You can create a view that mimics the original table that you wanted:
CREATE VIEW mimic AS SELECT employeeParking.id, name, phone, parkingSpace FROM employeeParking JOIN employeeCopy ON (employeeParking.id = employeeCopy.id)
The process of updating from the main system is now simply a matter of deleting all of the rows in the employeeCopy table and then refilling it from a freshly imported data set.
If the data does get out of step you can compensate to some extent. For example, if a new employee is added to your database before he has been added to the main employee table (or at least before you make a copy of it) you can make that JOIN into a LEFT OUTER JOIN so that at least some of the details are available:
CREATE VIEW mimic AS SELECT employeeParking.id ,COALESCE(name, employeeParking.id) AS name ,COALESCE(phone, 'Not available') AS phone ,parkingSpace FROM employeeParking LEFT OUTER JOIN EmployeeCopy ON (employeeParking.id = employeeCopy.id)
If the new staff member (E04) is in the employeeParking table but not in the employeeCopy table, you will get the following output:
mysql> SELECT * FROM mimic; +-----+---------+---------------+--------------+ | id | name | phone | parkingSpace | +-----+---------+---------------+--------------+ | E01 | Harpo | 2753 | F8 | | E02 | Zeppo | 2754 | G22 | | E03 | Groucho | 2755 | F7 | | E04 | E04 | Not available | F21 | +-----+---------+---------------+--------------+
It is not ideal, but it may be good enough as a temporary measure. When a more up-to-date version of the employee table is reimported, the actual name and phone number will become visible.
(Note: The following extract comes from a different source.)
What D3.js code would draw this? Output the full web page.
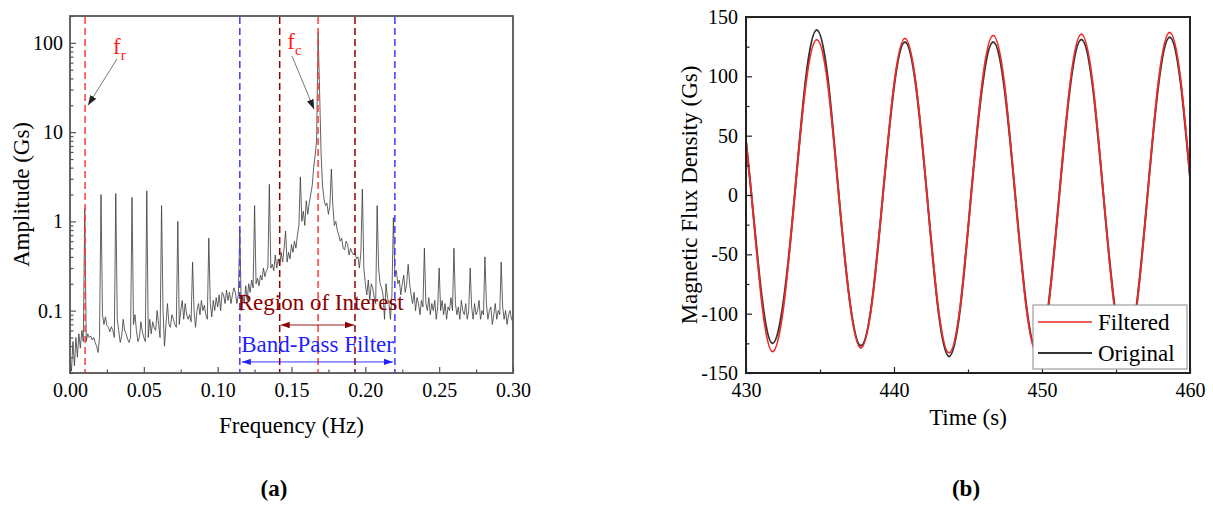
<!DOCTYPE html>
<html><head><meta charset="utf-8">
<script src="https://cdn.jsdelivr.net/npm/d3@7"></script>
<style>
body{margin:0;background:#fff}
svg{display:block}
text{font-family:"Liberation Serif","Times New Roman",serif;fill:#000}
</style>
</head><body>
<svg id="c" width="1213" height="510"></svg>
<script>
// ---------- Panel (a): amplitude spectrum ----------
const freqStep = 0.001; // Hz per bin
const amplitude = [
0.03,0.021,0.045,0.024,0.05,0.03,0.055,0.038,0.06,0.045,
1.4,0.045,0.055,0.05,0.052,0.047,0.05,0.044,0.04,0.034,
0.05,2.0,0.09,0.07,0.085,0.068,0.065,0.058,0.066,0.06,
0.05,2.05,0.08,0.06,0.044,0.052,0.08,0.06,0.055,0.048,
0.044,0.05,1.85,0.07,0.09,0.06,0.045,0.05,0.075,0.058,
0.05,0.045,2.2,0.05,0.08,0.055,0.075,0.064,0.06,0.1,
0.07,0.05,1.5,0.1,0.04,0.07,0.12,0.07,0.065,0.09,
0.08,0.07,0.065,1.0,0.07,0.1,0.13,0.08,0.12,0.09,
0.08,0.09,0.075,0.35,0.1,0.065,0.1,0.12,0.09,0.13,
0.1,0.115,0.09,0.08,0.65,0.12,0.085,0.13,0.1,0.14,
0.11,0.15,0.1,0.16,0.15,0.12,0.17,0.13,0.16,0.12,
0.15,0.18,0.16,0.12,0.15,0.8,0.1,0.15,0.12,0.19,
0.13,0.2,0.16,0.22,0.18,1.5,0.2,0.23,0.19,0.25,
0.22,0.3,0.24,0.28,0.3,2.6,0.3,0.33,0.28,0.42,
0.3,0.38,0.32,0.45,0.35,0.5,0.78,0.35,0.45,0.38,
0.55,0.45,0.6,0.5,0.7,0.9,3.15,1.0,1.3,0.9,
1.7,1.2,1.6,2.0,2.5,4.0,5.5,8,130,30,
6,2.5,1.8,1.5,1.6,1.2,1.5,3.85,1.5,0.9,
1.0,0.8,0.7,0.6,0.65,0.5,0.48,0.6,0.55,0.42,
0.5,0.45,0.42,0.45,0.38,0.4,0.3,0.45,2.3,0.3,
0.2,0.15,0.22,0.13,0.2,0.18,0.14,0.12,1.5,0.3,
0.2,0.18,0.15,0.08,0.2,0.14,0.12,0.08,0.15,1.1,
0.25,0.28,0.2,0.22,0.15,0.2,0.25,0.16,0.2,0.33,
0.2,0.15,0.12,0.16,0.1,0.14,0.12,0.09,0.13,0.11,
0.5,0.12,0.1,0.14,0.09,0.12,0.1,0.13,0.08,0.11,
0.3,0.1,0.13,0.09,0.12,0.08,0.11,0.1,0.14,0.1,
0.5,0.12,0.09,0.11,0.08,0.13,0.1,0.09,0.12,0.08,
0.1,0.3,0.11,0.08,0.12,0.09,0.1,0.13,0.08,0.1,
0.09,0.4,0.12,0.08,0.1,0.11,0.07,0.09,0.12,0.08,
0.1,0.09,0.35,0.11,0.08,0.1,0.07,0.09,0.1,0.08,0.075
];
const freqTicks = [0, 0.05, 0.10, 0.15, 0.20, 0.25, 0.30];
const freqTickLabels = ["0.00","0.05","0.10","0.15","0.20","0.25","0.30"];
const freqMinorTicks = [0.025, 0.075, 0.125, 0.175, 0.225, 0.275];
const ampTicks = [0.1, 1, 10, 100];
const ampTickLabels = ["0.1","1","10","100"];
const peakFreqs = [0.0102, 0.168];          // f_r, f_c
const roiFreqs = [0.142, 0.193];            // region of interest
const bandFreqs = [0.115, 0.22];            // band-pass filter

// ---------- Panel (b): time series ----------
const timeS = [429.62,430.37,431.09,431.80,432.55,433.29,434.04,434.78,435.53,436.27,
437.02,437.76,438.51,439.25,440.00,440.74,441.49,442.23,442.98,443.72,
444.47,445.21,445.96,446.70,447.45,448.19,448.94,449.68,450.43,451.17,
451.92,452.66,453.41,454.15,454.90,455.64,456.39,457.13,457.88,458.62,
459.37,460.11,460.86];
const originalGs = [92,0,-88,-125,-88,0,98,139,98,0,
-90,-127,-90,0,91,129,91,0,-96,-136,
-96,0,91,129,91,0,-93,-132,-93,0,
93,131,93,0,-93,-131,-93,0,94,133,
94,0,-92];
const filteredGs = [90,0,-93,-132,-93,0,93,131,93,0,
-91,-129,-91,0,93,132,93,0,-94,-133,
-94,0,95,134.5,95,0,-95,-134,-95,0,
96,135.5,96,0,-95,-134,-95,0,97,137,
97,0,-95];
const timeTicks = [430, 440, 450, 460];
const timeMinorTicks = [435, 445, 455];
const fluxTicks = [-150,-100,-50,0,50,100,150];
const fluxMinorTicks = [-125,-75,-25,25,75,125];
const seriesNames = ["Filtered","Original"];
const seriesColors = ["#ee2a2a","#333333"];

const svg = d3.select("#c");
const defs = svg.append("defs");
function arrowMarker(id, color, size){
  defs.append("marker").attr("id",id).attr("viewBox","0 0 10 10")
    .attr("refX",10).attr("refY",5).attr("markerWidth",size).attr("markerHeight",size)
    .attr("orient","auto-start-reverse").attr("markerUnits","userSpaceOnUse")
    .append("path").attr("d","M0,1.5 L10,5 L0,8.5 Z").attr("fill",color);
}
arrowMarker("arrGray","#222",10);
arrowMarker("arrRed","#8b0000",9);
arrowMarker("arrBlue","#1f1fff",9);

// ===== Panel (a) =====
const A = {l:70, r:513, t:16, b:373};
const x1 = d3.scaleLinear().domain([0,0.30]).range([A.l,A.r]);
const y1 = d3.scaleLog().domain([0.02,200]).range([A.b,A.t]);
const ga = svg.append("g");
defs.append("clipPath").attr("id","clipA").append("rect")
  .attr("x",A.l).attr("y",A.t).attr("width",A.r-A.l).attr("height",A.b-A.t);

const specData = amplitude.map((v,i)=>({f:i*freqStep, a:v}));
ga.append("path").datum(specData).attr("clip-path","url(#clipA)")
  .attr("fill","none").attr("stroke","#3a3a3a").attr("stroke-width",0.8)
  .attr("d", d3.line().x(d=>x1(d.f)).y(d=>y1(d.a)));

function vline(g, f, color){
  g.append("line").attr("x1",x1(f)).attr("x2",x1(f)).attr("y1",A.t+1).attr("y2",A.b)
   .attr("stroke",color).attr("stroke-width",1.5).attr("stroke-dasharray","7,4");
}
peakFreqs.forEach(f=>vline(ga,f,"#ff3b3b"));
roiFreqs.forEach(f=>vline(ga,f,"#8b0000"));
bandFreqs.forEach(f=>vline(ga,f,"#3b3bff"));

// axes (a)
const axColA = "#555";
const xAxA = ga.append("g").attr("transform",`translate(0,${A.b})`)
  .call(d3.axisBottom(x1).tickValues(freqTicks).tickFormat((d,i)=>freqTickLabels[i]).tickSize(-6).tickPadding(10));
const xAxAm = ga.append("g").attr("transform",`translate(0,${A.b})`)
  .call(d3.axisBottom(x1).tickValues(freqMinorTicks).tickFormat("").tickSize(-3.5));
const minorLog = [];
[0.01,0.1,1,10,100].forEach(dec=>{for(let k=2;k<=9;k++){const v=dec*k; if(v>=0.02&&v<=200) minorLog.push(v);}});
const yAxA = ga.append("g").attr("transform",`translate(${A.l},0)`)
  .call(d3.axisLeft(y1).tickValues(ampTicks).tickFormat((d,i)=>ampTickLabels[i]).tickSize(-6).tickPadding(7));
const yAxAm = ga.append("g").attr("transform",`translate(${A.l},0)`)
  .call(d3.axisLeft(y1).tickValues(minorLog).tickFormat("").tickSize(-3.5));
[xAxA,xAxAm,yAxA,yAxAm].forEach(g=>{
  g.attr("font-family",null);
  g.select(".domain").remove();
  g.selectAll(".tick line").attr("stroke",axColA).attr("stroke-width",1.2);
  g.selectAll("text").attr("font-size",20).attr("font-family","Liberation Serif").attr("fill","#000");
});
ga.append("rect").attr("x",A.l).attr("y",A.t).attr("width",A.r-A.l).attr("height",A.b-A.t)
  .attr("fill","none").attr("stroke",axColA).attr("stroke-width",1.8);

ga.append("text").attr("x",(A.l+A.r)/2).attr("y",433).attr("text-anchor","middle")
  .attr("font-size",23).text("Frequency (Hz)");
ga.append("text").attr("transform",`translate(29,${(A.t+A.b)/2}) rotate(-90)`).attr("text-anchor","middle")
  .attr("font-size",23).text("Amplitude (Gs)");

// annotations f_r, f_c
function fLabel(fx, val, sub){
  const t = ga.append("text").attr("x",x1(fx)).attr("y",y1(val)).attr("font-size",23).style("fill","#ff2020");
  t.append("tspan").style("fill","#ff2020").text("f");
  t.append("tspan").style("fill","#ff2020").attr("font-size",15).attr("dy",6).text(sub);
}
fLabel(0.0291, 75, "r");
fLabel(0.1472, 85, "c");
ga.append("line").attr("x1",x1(0.0318)).attr("y1",y1(66)).attr("x2",x1(0.0122)).attr("y2",y1(20))
  .attr("stroke","#555").attr("stroke-width",0.8).attr("marker-end","url(#arrGray)");
ga.append("line").attr("x1",x1(0.1504)).attr("y1",y1(71)).attr("x2",x1(0.1653)).attr("y2",y1(18))
  .attr("stroke","#555").attr("stroke-width",0.8).attr("marker-end","url(#arrGray)");

// region of interest & band-pass
ga.append("text").attr("x",x1(0.1698)).attr("y",y1(0.101)).attr("text-anchor","middle")
  .attr("font-size",23).style("fill","#8b0000").text("Region of Interest");
ga.append("line").attr("x1",x1(roiFreqs[0])+1).attr("x2",x1(roiFreqs[1])-1).attr("y1",y1(0.069)).attr("y2",y1(0.069))
  .attr("stroke","#8b0000").attr("stroke-width",0.9)
  .attr("marker-start","url(#arrRed)").attr("marker-end","url(#arrRed)");
ga.append("text").attr("x",x1(0.1677)).attr("y",y1(0.0345)).attr("text-anchor","middle")
  .attr("font-size",23).style("fill","#1f1fff").text("Band-Pass Filter");
ga.append("line").attr("x1",x1(bandFreqs[0])+2).attr("x2",x1(bandFreqs[1])-2).attr("y1",y1(0.0266)).attr("y2",y1(0.0266))
  .attr("stroke","#1f1fff").attr("stroke-width",0.9)
  .attr("marker-start","url(#arrBlue)").attr("marker-end","url(#arrBlue)");

// ===== Panel (b) =====
const B = {l:746, r:1190, t:17, b:373};
const x2 = d3.scaleLinear().domain([430,460]).range([B.l,B.r]);
const y2 = d3.scaleLinear().domain([-150,150]).range([B.b,B.t]);
const gb = svg.append("g");
defs.append("clipPath").attr("id","clipB").append("rect")
  .attr("x",B.l).attr("y",B.t).attr("width",B.r-B.l).attr("height",B.b-B.t);
const lineB = d3.line().curve(d3.curveNatural).x(d=>x2(d[0])).y(d=>y2(d[1]));
gb.append("path").datum(timeS.map((t,i)=>[t,originalGs[i]])).attr("clip-path","url(#clipB)")
  .attr("fill","none").attr("stroke",seriesColors[1]).attr("stroke-width",2).attr("d",lineB);
gb.append("path").datum(timeS.map((t,i)=>[t,filteredGs[i]])).attr("clip-path","url(#clipB)")
  .attr("fill","none").attr("stroke",seriesColors[0]).attr("stroke-width",1.8).attr("d",lineB);

const axColB = "#222";
const xAxB = gb.append("g").attr("transform",`translate(0,${B.b})`)
  .call(d3.axisBottom(x2).tickValues(timeTicks).tickFormat(d3.format("d")).tickSize(-6).tickPadding(10));
const xAxBm = gb.append("g").attr("transform",`translate(0,${B.b})`)
  .call(d3.axisBottom(x2).tickValues(timeMinorTicks).tickFormat("").tickSize(-3.5));
const yAxB = gb.append("g").attr("transform",`translate(${B.l},0)`)
  .call(d3.axisLeft(y2).tickValues(fluxTicks).tickFormat(d3.format("d")).tickSize(-6).tickPadding(8));
const yAxBm = gb.append("g").attr("transform",`translate(${B.l},0)`)
  .call(d3.axisLeft(y2).tickValues(fluxMinorTicks).tickFormat("").tickSize(-3.5));
[xAxB,xAxBm,yAxB,yAxBm].forEach(g=>{
  g.attr("font-family",null);
  g.select(".domain").remove();
  g.selectAll(".tick line").attr("stroke",axColB).attr("stroke-width",1.2);
  g.selectAll("text").attr("font-size",20).attr("font-family","Liberation Serif").attr("fill","#000");
});
yAxB.selectAll("text").text(d=>d<0?"-"+Math.abs(d):d);
gb.append("rect").attr("x",B.l).attr("y",B.t).attr("width",B.r-B.l).attr("height",B.b-B.t)
  .attr("fill","none").attr("stroke",axColB).attr("stroke-width",2);

gb.append("text").attr("x",(B.l+B.r)/2).attr("y",425).attr("text-anchor","middle")
  .attr("font-size",23).text("Time (s)");
gb.append("text").attr("transform",`translate(697,${(B.t+B.b)/2}) rotate(-90)`).attr("text-anchor","middle")
  .attr("font-size",23).text("Magnetic Flux Density (Gs)");

// legend
const lg = gb.append("g").attr("transform","translate(1033,305)");
lg.append("rect").attr("width",154).attr("height",64).attr("fill","#fff").attr("stroke","#8a8a8a").attr("stroke-width",1);
seriesNames.forEach((n,i)=>{
  const yy = 17 + i*31;
  lg.append("line").attr("x1",5).attr("x2",59).attr("y1",yy).attr("y2",yy)
    .attr("stroke",seriesColors[i]).attr("stroke-width",i===0?1.5:2);
  lg.append("text").attr("x",65).attr("y",yy+8).attr("font-size",23).text(n);
});

// captions
svg.append("text").attr("x",274).attr("y",496).attr("text-anchor","middle").attr("font-size",23)
  .attr("font-weight","bold").text("(a)");
svg.append("text").attr("x",966).attr("y",496).attr("text-anchor","middle").attr("font-size",23)
  .attr("font-weight","bold").text("(b)");
</script>
</body></html>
If you want to see how badly out of step the two sets of data are, you can execute a FULL OUTER JOIN and count the NULL values from each table:
scott=> SELECT SUM(CASE WHEN employeeCopy.id IS NULL THEN 1 ELSE 0 END) scott-> AS externalNotInternal scott-> ,SUM(CASE WHEN employeeParking.id IS NULL THEN 1 ELSE 0 END) scott-> AS internalNotExternal scott-> FROM employeeParking FULL OUTER JOIN scott-> employeeCopy ON (employeeParking.id = employeeCopy.id); externalnotinternal | internalnotexternal ---------------------+--------------------- 1 | 0
|
Additions and changes to the employee table become visible to the parking system as soon as the data has been transferred. However, if an employee is deleted from the bolt-on table the parking system does not remove that employee.
Of course, if you want to allow the tables to be out of step you may not enforce referential integrity with a foreign key.